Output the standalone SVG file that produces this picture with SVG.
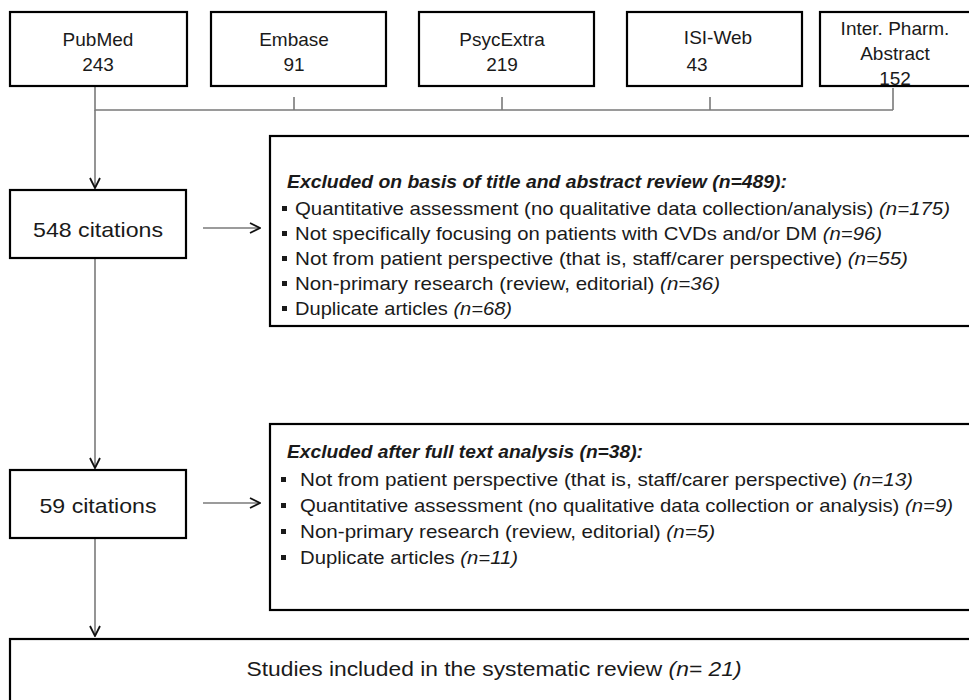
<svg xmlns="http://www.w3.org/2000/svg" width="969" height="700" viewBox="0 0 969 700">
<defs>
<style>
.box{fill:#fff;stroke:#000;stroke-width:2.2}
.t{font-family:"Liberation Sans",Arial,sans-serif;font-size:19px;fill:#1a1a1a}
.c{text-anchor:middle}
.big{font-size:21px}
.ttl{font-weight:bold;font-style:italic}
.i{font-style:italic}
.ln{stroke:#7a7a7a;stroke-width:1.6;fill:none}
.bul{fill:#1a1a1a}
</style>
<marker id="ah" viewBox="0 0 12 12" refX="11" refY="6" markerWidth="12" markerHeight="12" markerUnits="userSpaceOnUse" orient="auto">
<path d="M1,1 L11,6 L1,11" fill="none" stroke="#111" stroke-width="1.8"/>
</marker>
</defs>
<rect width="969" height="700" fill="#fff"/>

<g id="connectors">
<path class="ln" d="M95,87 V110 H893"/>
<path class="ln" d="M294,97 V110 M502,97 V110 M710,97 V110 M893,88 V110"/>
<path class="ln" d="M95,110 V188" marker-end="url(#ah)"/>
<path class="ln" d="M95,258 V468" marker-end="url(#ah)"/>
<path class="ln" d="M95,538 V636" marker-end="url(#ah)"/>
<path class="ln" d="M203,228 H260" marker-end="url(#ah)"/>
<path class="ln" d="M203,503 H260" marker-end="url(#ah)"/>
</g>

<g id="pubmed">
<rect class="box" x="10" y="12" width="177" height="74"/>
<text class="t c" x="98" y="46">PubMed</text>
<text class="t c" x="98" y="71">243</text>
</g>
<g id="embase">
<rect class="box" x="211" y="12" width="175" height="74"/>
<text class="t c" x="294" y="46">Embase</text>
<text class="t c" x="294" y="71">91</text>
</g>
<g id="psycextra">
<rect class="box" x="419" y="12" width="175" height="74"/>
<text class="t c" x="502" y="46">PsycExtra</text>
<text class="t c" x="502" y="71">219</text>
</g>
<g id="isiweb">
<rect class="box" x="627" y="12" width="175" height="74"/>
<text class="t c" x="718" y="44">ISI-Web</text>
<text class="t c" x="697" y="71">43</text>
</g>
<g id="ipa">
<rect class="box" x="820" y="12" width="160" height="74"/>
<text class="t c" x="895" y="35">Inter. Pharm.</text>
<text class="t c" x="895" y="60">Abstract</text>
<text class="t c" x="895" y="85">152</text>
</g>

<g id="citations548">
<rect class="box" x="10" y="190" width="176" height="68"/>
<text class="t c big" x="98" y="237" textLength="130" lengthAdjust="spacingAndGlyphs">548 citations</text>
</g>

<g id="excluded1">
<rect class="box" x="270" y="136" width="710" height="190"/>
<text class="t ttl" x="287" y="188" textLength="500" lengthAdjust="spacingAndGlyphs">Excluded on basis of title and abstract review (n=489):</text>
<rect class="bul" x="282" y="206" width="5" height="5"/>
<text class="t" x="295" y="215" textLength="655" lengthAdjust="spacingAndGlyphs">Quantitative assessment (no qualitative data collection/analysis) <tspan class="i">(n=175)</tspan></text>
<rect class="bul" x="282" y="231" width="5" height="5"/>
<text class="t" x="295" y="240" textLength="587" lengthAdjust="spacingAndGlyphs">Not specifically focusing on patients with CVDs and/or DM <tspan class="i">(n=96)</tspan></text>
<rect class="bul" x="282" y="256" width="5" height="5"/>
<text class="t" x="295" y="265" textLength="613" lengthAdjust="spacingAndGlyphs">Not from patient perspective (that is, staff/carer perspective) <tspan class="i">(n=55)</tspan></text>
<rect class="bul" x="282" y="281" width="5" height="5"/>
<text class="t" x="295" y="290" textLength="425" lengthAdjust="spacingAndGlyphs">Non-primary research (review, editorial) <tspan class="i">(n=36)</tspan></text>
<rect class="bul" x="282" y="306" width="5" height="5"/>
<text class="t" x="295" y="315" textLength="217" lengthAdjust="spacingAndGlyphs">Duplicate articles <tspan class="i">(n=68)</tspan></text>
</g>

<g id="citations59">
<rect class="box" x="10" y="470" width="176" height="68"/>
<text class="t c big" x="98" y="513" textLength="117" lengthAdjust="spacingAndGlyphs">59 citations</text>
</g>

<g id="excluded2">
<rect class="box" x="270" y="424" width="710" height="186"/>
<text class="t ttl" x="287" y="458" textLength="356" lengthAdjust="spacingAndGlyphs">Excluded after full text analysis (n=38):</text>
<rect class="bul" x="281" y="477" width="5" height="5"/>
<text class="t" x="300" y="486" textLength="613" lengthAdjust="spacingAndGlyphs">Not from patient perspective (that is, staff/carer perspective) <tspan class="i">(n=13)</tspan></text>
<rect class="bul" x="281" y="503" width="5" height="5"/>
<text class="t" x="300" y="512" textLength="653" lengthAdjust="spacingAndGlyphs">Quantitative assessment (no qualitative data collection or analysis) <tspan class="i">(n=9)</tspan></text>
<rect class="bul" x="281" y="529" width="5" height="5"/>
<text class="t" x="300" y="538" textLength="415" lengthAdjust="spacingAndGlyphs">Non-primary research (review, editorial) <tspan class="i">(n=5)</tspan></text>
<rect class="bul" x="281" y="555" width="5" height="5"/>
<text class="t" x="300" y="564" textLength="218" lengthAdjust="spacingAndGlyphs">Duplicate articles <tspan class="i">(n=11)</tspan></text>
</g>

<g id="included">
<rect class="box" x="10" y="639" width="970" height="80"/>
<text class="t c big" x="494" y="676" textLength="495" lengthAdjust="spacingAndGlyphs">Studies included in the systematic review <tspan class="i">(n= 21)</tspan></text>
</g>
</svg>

> _Stated problem_: Please transcribe the material above exactly as written. Leave the pictures out.

> _Result_:
Output the standalone SVG file that produces this picture with SVG.
<svg xmlns="http://www.w3.org/2000/svg" width="969" height="700" viewBox="0 0 969 700">
<defs>
<style>
.box{fill:#fff;stroke:#000;stroke-width:2.2}
.t{font-family:"Liberation Sans",Arial,sans-serif;font-size:19px;fill:#1a1a1a}
.c{text-anchor:middle}
.big{font-size:21px}
.ttl{font-weight:bold;font-style:italic}
.i{font-style:italic}
.ln{stroke:#7a7a7a;stroke-width:1.6;fill:none}
.bul{fill:#1a1a1a}
</style>
<marker id="ah" viewBox="0 0 12 12" refX="11" refY="6" markerWidth="12" markerHeight="12" markerUnits="userSpaceOnUse" orient="auto">
<path d="M1,1 L11,6 L1,11" fill="none" stroke="#111" stroke-width="1.8"/>
</marker>
</defs>
<rect width="969" height="700" fill="#fff"/>

<g id="connectors">
<path class="ln" d="M95,87 V110 H893"/>
<path class="ln" d="M294,97 V110 M502,97 V110 M710,97 V110 M893,88 V110"/>
<path class="ln" d="M95,110 V188" marker-end="url(#ah)"/>
<path class="ln" d="M95,258 V468" marker-end="url(#ah)"/>
<path class="ln" d="M95,538 V636" marker-end="url(#ah)"/>
<path class="ln" d="M203,228 H260" marker-end="url(#ah)"/>
<path class="ln" d="M203,503 H260" marker-end="url(#ah)"/>
</g>

<g id="pubmed">
<rect class="box" x="10" y="12" width="177" height="74"/>
<text class="t c" x="98" y="46">PubMed</text>
<text class="t c" x="98" y="71">243</text>
</g>
<g id="embase">
<rect class="box" x="211" y="12" width="175" height="74"/>
<text class="t c" x="294" y="46">Embase</text>
<text class="t c" x="294" y="71">91</text>
</g>
<g id="psycextra">
<rect class="box" x="419" y="12" width="175" height="74"/>
<text class="t c" x="502" y="46">PsycExtra</text>
<text class="t c" x="502" y="71">219</text>
</g>
<g id="isiweb">
<rect class="box" x="627" y="12" width="175" height="74"/>
<text class="t c" x="718" y="44">ISI-Web</text>
<text class="t c" x="697" y="71">43</text>
</g>
<g id="ipa">
<rect class="box" x="820" y="12" width="160" height="74"/>
<text class="t c" x="895" y="35">Inter. Pharm.</text>
<text class="t c" x="895" y="60">Abstract</text>
<text class="t c" x="895" y="85">152</text>
</g>

<g id="citations548">
<rect class="box" x="10" y="190" width="176" height="68"/>
<text class="t c big" x="98" y="237" textLength="130" lengthAdjust="spacingAndGlyphs">548 citations</text>
</g>

<g id="excluded1">
<rect class="box" x="270" y="136" width="710" height="190"/>
<text class="t ttl" x="287" y="188" textLength="500" lengthAdjust="spacingAndGlyphs">Excluded on basis of title and abstract review (n=489):</text>
<rect class="bul" x="282" y="206" width="5" height="5"/>
<text class="t" x="295" y="215" textLength="655" lengthAdjust="spacingAndGlyphs">Quantitative assessment (no qualitative data collection/analysis) <tspan class="i">(n=175)</tspan></text>
<rect class="bul" x="282" y="231" width="5" height="5"/>
<text class="t" x="295" y="240" textLength="587" lengthAdjust="spacingAndGlyphs">Not specifically focusing on patients with CVDs and/or DM <tspan class="i">(n=96)</tspan></text>
<rect class="bul" x="282" y="256" width="5" height="5"/>
<text class="t" x="295" y="265" textLength="613" lengthAdjust="spacingAndGlyphs">Not from patient perspective (that is, staff/carer perspective) <tspan class="i">(n=55)</tspan></text>
<rect class="bul" x="282" y="281" width="5" height="5"/>
<text class="t" x="295" y="290" textLength="425" lengthAdjust="spacingAndGlyphs">Non-primary research (review, editorial) <tspan class="i">(n=36)</tspan></text>
<rect class="bul" x="282" y="306" width="5" height="5"/>
<text class="t" x="295" y="315" textLength="217" lengthAdjust="spacingAndGlyphs">Duplicate articles <tspan class="i">(n=68)</tspan></text>
</g>

<g id="citations59">
<rect class="box" x="10" y="470" width="176" height="68"/>
<text class="t c big" x="98" y="513" textLength="117" lengthAdjust="spacingAndGlyphs">59 citations</text>
</g>

<g id="excluded2">
<rect class="box" x="270" y="424" width="710" height="186"/>
<text class="t ttl" x="287" y="458" textLength="356" lengthAdjust="spacingAndGlyphs">Excluded after full text analysis (n=38):</text>
<rect class="bul" x="281" y="477" width="5" height="5"/>
<text class="t" x="300" y="486" textLength="613" lengthAdjust="spacingAndGlyphs">Not from patient perspective (that is, staff/carer perspective) <tspan class="i">(n=13)</tspan></text>
<rect class="bul" x="281" y="503" width="5" height="5"/>
<text class="t" x="300" y="512" textLength="653" lengthAdjust="spacingAndGlyphs">Quantitative assessment (no qualitative data collection or analysis) <tspan class="i">(n=9)</tspan></text>
<rect class="bul" x="281" y="529" width="5" height="5"/>
<text class="t" x="300" y="538" textLength="415" lengthAdjust="spacingAndGlyphs">Non-primary research (review, editorial) <tspan class="i">(n=5)</tspan></text>
<rect class="bul" x="281" y="555" width="5" height="5"/>
<text class="t" x="300" y="564" textLength="218" lengthAdjust="spacingAndGlyphs">Duplicate articles <tspan class="i">(n=11)</tspan></text>
</g>

<g id="included">
<rect class="box" x="10" y="639" width="970" height="80"/>
<text class="t c big" x="494" y="676" textLength="495" lengthAdjust="spacingAndGlyphs">Studies included in the systematic review <tspan class="i">(n= 21)</tspan></text>
</g>
</svg>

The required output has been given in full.